Contemporary culture KRAK
PATTERNS Lectures was a program running from 2008 to 2017 to support the development of new university courses in the fields of artistic research, art history, cultural theory, and cultural studies. Its focus was on new artistic and activist practices, new social movements, and their significance for recent cultural history in Central and South Eastern Europe (CEE). The program stressed critical methodology as well as innovative and interactive teaching practices. It encouraged international academic exchange by enabling lecturers to go on study visits and offered guest lectures by international colleagues.
PATTERNS Lectures supported courses that critically analysed the period from the 1960s to the present day, dealt with cultural phenomena including aspects of popular, marginal and counterculture, or examined interdisciplinary and cross-cultural history in Central and South Eastern Europe.
PATTERNS Lectures was initiated by ERSTE Foundation and implemented by World University Service (WUS) Austria. The course described above was one of 12 selected by WUS Austria for finding in the year 2016-2017. WUS Austria was in charge of the organization and implementation of the course which was delivered by Dr Hošić.

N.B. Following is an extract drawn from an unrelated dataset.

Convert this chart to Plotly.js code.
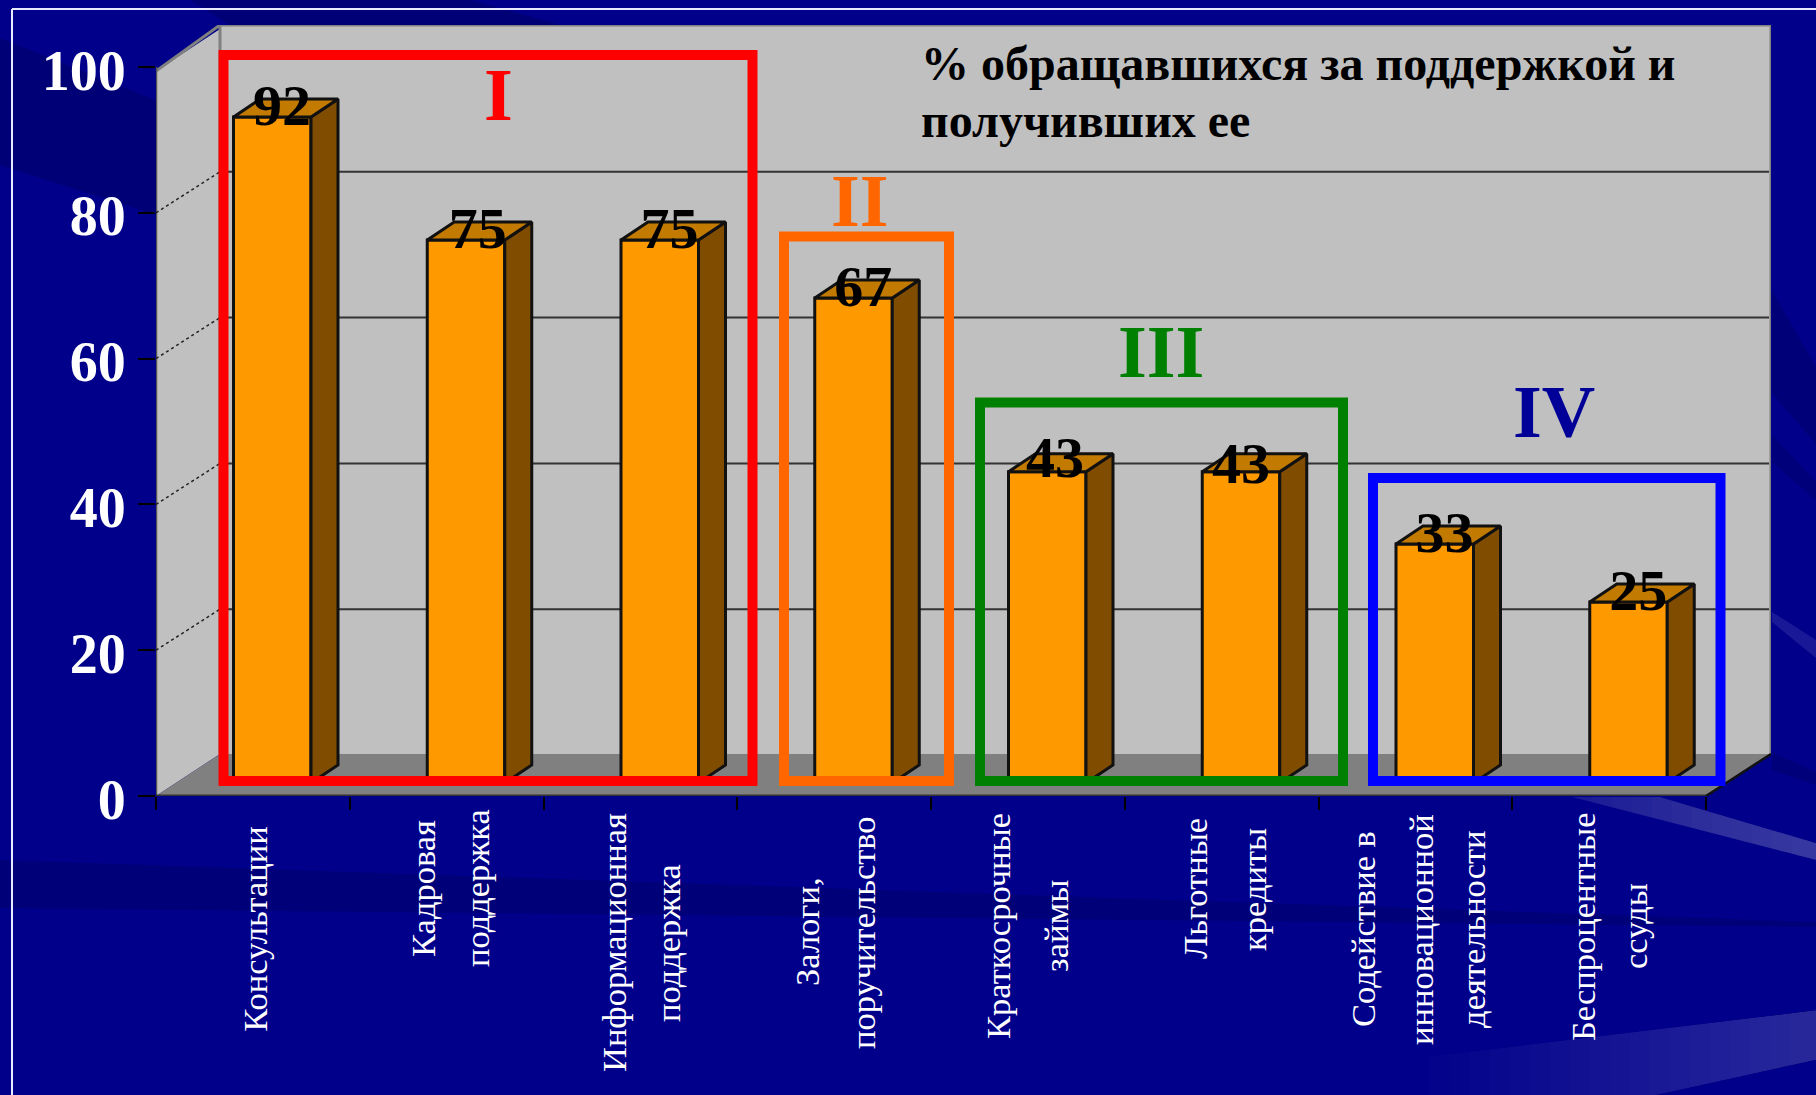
<!DOCTYPE html>
<html><head><meta charset="utf-8">
<script src="https://cdn.plot.ly/plotly-3.0.1.min.js"></script>
<style>html,body{margin:0;padding:0;background:#00008a;overflow:hidden}</style>
</head><body><div id="chart" style="width:1816px;height:1095px"></div>
<script>
const categories = ["Консультации","Кадровая<br>поддержка","Информационная<br>поддержка","Залоги,<br>поручительство","Краткосрочные<br>займы","Льготные<br>кредиты","Содействие в<br>инновационной<br>деятельности","Беспроцентные<br>ссуды"];
const values = [92,75,75,67,43,43,33,25];
const yTicks = [0,20,40,60,80,100];
const titleLines = ["% обращавшихся за поддержкой и","получивших ее"];
const groupNames = ["I","II","III","IV"];
const groupColors = ["#ff0000","#ff6600","#008000","#0000ff"];
const groupTextColors = ["#ff0000","#ff6600","#008000","#000099"];

// pixel helpers: plot area spans the whole pseudo-3D box
const L=156,R=1771,T=25,B=796,CAT=193.75,UNIT=7.29,WALLX=64,WALLY=41,FLOORY=754;
const X=p=>-0.5+(p-L)/CAT, Y=p=>(B-p)/UNIT, PX=p=>(p-L)/(R-L), PY=p=>(B-p)/(B-T);
const BZERO=783,BUNIT=7.24, Y2=p=>(BZERO-p)/BUNIT;
const barW=0.40,barDx=27/CAT,barDy=18/BUNIT,barShift=0.1;
const barX=values.map((_,i)=>i+barShift);
const lineOffsets=[[0.01],[-0.122,0.157],[-0.136,0.143],[-0.14,0.149],[-0.154,0.145],[-0.137,0.167],[-0.27,0.029,0.297],[-0.135,0.134]];
const labelNudgeX=[0,0.01,0,0,-0.01,-0.05,0,0], labelNudgeY=[0,0,0,0,0.3,-0.4,0,0];

const side={x:[],y:[]},top_={x:[],y:[]};
values.forEach((v,i)=>{const l=barX[i]-barW/2,r=barX[i]+barW/2;
 side.x.push(r,r+barDx,r+barDx,r,r,null);side.y.push(0,barDy,v+barDy,v,0,null);
 top_.x.push(l,r,r+barDx,l+barDx,l,null);top_.y.push(v,v,v+barDy,v+barDy,v,null);});

const traces=[
 {type:'bar',x:barX,y:values,width:barW,yaxis:'y2',marker:{color:'#ff9900',line:{color:'#111',width:3}},hoverinfo:'y'},
 {type:'scatter',mode:'lines',x:side.x,y:side.y,yaxis:'y2',fill:'toself',fillcolor:'#804c00',line:{color:'#111',width:3},hoverinfo:'skip'},
 {type:'scatter',mode:'lines',x:top_.x,y:top_.y,yaxis:'y2',fill:'toself',fillcolor:'#c27a00',line:{color:'#111',width:3},hoverinfo:'skip'},
 {type:'scatter',mode:'text',x:barX.map((v,i)=>v+0.05+labelNudgeX[i]),y:values.map((v,i)=>v+0.9+labelNudgeY[i]),yaxis:'y2',text:values.map(String),textposition:'middle center',
  textfont:{family:'Liberation Serif',size:58,color:'#000',weight:700},hoverinfo:'skip'}
];

const poly=(pts,fill,line,width,dash)=>({type:'path',layer:'below',xref:'x',yref:'y',
 path:'M'+pts.map(p=>X(p[0])+','+Y(p[1])).join(' L')+(fill?' Z':''),fillcolor:fill||'rgba(0,0,0,0)',line:{color:line||'rgba(0,0,0,0)',width:width||0,dash:dash||'solid'}});
const shapes=[];
// backdrop sweeps
const sweep=(pts,fill)=>({type:'path',layer:'below',xref:'paper',yref:'paper',path:'M'+pts.map(p=>PX(p[0])+','+PY(p[1])).join(' L')+' Z',fillcolor:fill,line:{width:0}});
const DARK='rgba(0,0,50,0.22)';
shapes.push(sweep([[0,38],[160,102],[160,216],[0,165]],DARK));
shapes.push(sweep([[190,0],[470,0],[560,25],[230,25]],DARK));
shapes.push(sweep([[0,860],[1816,922],[1816,927],[0,908]],'rgba(0,0,50,0.2)'));
shapes.push(sweep([[1772,291],[1816,367],[1816,444],[1772,393]],'rgba(0,0,50,0.2)'));
shapes.push(sweep([[1772,435],[1816,482],[1816,500],[1772,462]],'rgba(0,0,50,0.18)'));
shapes.push(sweep([[1772,752],[1816,772],[1816,785],[1772,770]],'rgba(0,0,50,0.18)'));
// upper-right streak, brightening towards the edge
const upTop=x=>797+(x-1660)/156*46, upBot=x=>797+(x-1572)/244*63;
for(let x0=1572;x0<1800;x0+=20){
 const pts=x0<1660?[[x0,797],[1660,797]]:[[x0,upTop(x0)]];
 pts.push([1816,843],[1816,860],[x0,upBot(x0)]);
 shapes.push(sweep(pts,'rgba(170,170,220,'+(x0==1572?0.16:0.022)+')'));
}
// lower-right streak, fading to the left
const lowTop=x=>1048-0.12*(x-1500), lowBot=x=>Math.min(1095,1060+(1816-x)*0.221);
for(let x0=1430;x0<1800;x0+=20){
 const pts=[[x0,lowTop(x0)],[1816,lowTop(1816)],[1816,lowBot(1816)]];
 if(x0<1657)pts.push([1657,1095]);
 pts.push([x0,lowBot(x0)]);
 shapes.push(sweep(pts,'rgba(150,150,220,0.02)'));
}
shapes.push(sweep([[1772,612],[1816,640],[1816,658],[1772,622]],'rgba(140,140,210,0.18)'));
// walls
shapes.push(poly([[L+WALLX,T],[R,T],[R,FLOORY],[L+WALLX,FLOORY]],'#c0c0c0'));
shapes.push(poly([[L,B],[L,71],[L+WALLX,T+4],[L+WALLX,FLOORY]],'#c0c0c0'));
shapes.push(poly([[L,B],[L+WALLX,FLOORY],[R,FLOORY],[1706,B]],'#808080'));
shapes.push(poly([[L+WALLX,FLOORY],[L+WALLX,T],[R,T],[R,FLOORY]],null,'#808080',3));
shapes.push(poly([[L,71],[L+WALLX,T]],null,'#808080',3));
shapes.push(poly([[L,B],[L,67]],null,'#555',2.5));
yTicks.slice(1,-1).forEach(v=>{
 const yf=B-v*UNIT;
 shapes.push(poly([[L+WALLX,yf-WALLY],[R-2,yf-WALLY]],null,'#333',2));
 shapes.push(poly([[L,yf],[L+WALLX,yf-WALLY]],null,'#222',1.5,'dot'));
});
shapes.push(poly([[L,B],[1706,B]],null,'#333',3));
shapes.push(poly([[1706,B],[R,FLOORY]],null,'#111',2.5));
// group boxes
const boxes=[[223.5,752.5,55],[784,949,236.5],[980,1343,402.5],[1373,1720.5,478]];
boxes.forEach((b,i)=>shapes.push({type:'rect',layer:'above',xref:'x',yref:'y',x0:X(b[0]),x1:X(b[1]),y0:Y(781),y1:Y(b[2]),line:{color:groupColors[i],width:10}}));
// frame
shapes.push({type:'line',layer:'above',xref:'paper',yref:'paper',x0:PX(12),x1:PX(1816),y0:PY(9),y1:PY(9),line:{color:'#e8e8ff',width:2}});
shapes.push({type:'line',layer:'above',xref:'paper',yref:'paper',x0:PX(12),x1:PX(12),y0:PY(9),y1:PY(1095),line:{color:'#e8e8ff',width:2}});

const annotations=[];
const groupPos=[[498,95],[860,201],[1161,352],[1554,412]];
groupNames.forEach((n,i)=>annotations.push({x:X(groupPos[i][0]),y:Y(groupPos[i][1]),xref:'x',yref:'y',text:n,showarrow:false,
 font:{family:'Liberation Serif',size:74,color:groupTextColors[i],weight:700},xanchor:'center',yanchor:'middle'}));
titleLines.forEach((t,i)=>annotations.push({x:X(919),y:Y(63+i*57),xref:'x',yref:'y',text:t,showarrow:false,align:'left',xanchor:'left',yanchor:'middle',
 font:{family:'Liberation Serif',size:48,color:'#000',weight:700}}));
// category labels, one annotation per line so the wide line pitch can be kept
const labelCentres=[929,888,943,932,926,889,929,926];
categories.forEach((c,i)=>c.split('<br>').forEach((t,j)=>annotations.push({
 x:i+lineOffsets[i][j],y:PY(labelCentres[i]),xref:'x',yref:'paper',text:t,showarrow:false,textangle:-90,xanchor:'center',yanchor:'middle',
 font:{family:'Liberation Serif',size:34.5,color:'#fff'}})));

const layout={width:1816,height:1095,showlegend:false,margin:{l:L,r:1816-R,t:T,b:1095-B,pad:0},
 paper_bgcolor:'#00008a',plot_bgcolor:'rgba(0,0,0,0)',barmode:'overlay',
 xaxis:{type:'linear',range:[X(L),X(R)],showgrid:false,zeroline:false,showline:false,tickmode:'array',tickvals:[0,1,2,3,4,5,6,7,8].map(v=>v-0.5),ticktext:['','','','','','','','',''],ticks:'outside',ticklen:13,tickwidth:2,tickcolor:'#000'},
 yaxis:{range:[0,Y(T)],showgrid:false,zeroline:false,showline:false,tickmode:'array',tickvals:yTicks,ticktext:yTicks.map(String),ticks:'outside',ticklen:17,tickwidth:2,tickcolor:'#000',
  tickfont:{family:'Liberation Serif',size:56,color:'#fff',weight:700},ticklabelshift:3,ticklabelstandoff:1},
 yaxis2:{overlaying:'y',range:[Y2(B),Y2(T)],visible:false,side:'right'},
 shapes,annotations};
Plotly.newPlot('chart',traces,layout,{displayModeBar:false,staticPlot:true});
</script></body></html>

Irfan Hošic completed his PhD at the Department of Art History at the Faculty of Humanities and Social Sciences, University of Zagreb in 2011. He was Fulbright Visiting Scholar at the College for Creative Studies and Wayne State University in Detroit (2019/2020) and a post-doctoral researcher at the Ghent University (2013-2014). He is founder and artistic director of the Center for Contemporary Culture KRAK in Bihac in 2020. He teaches Art History and Modern Art and Design at the Textile Department at the University of Bihac.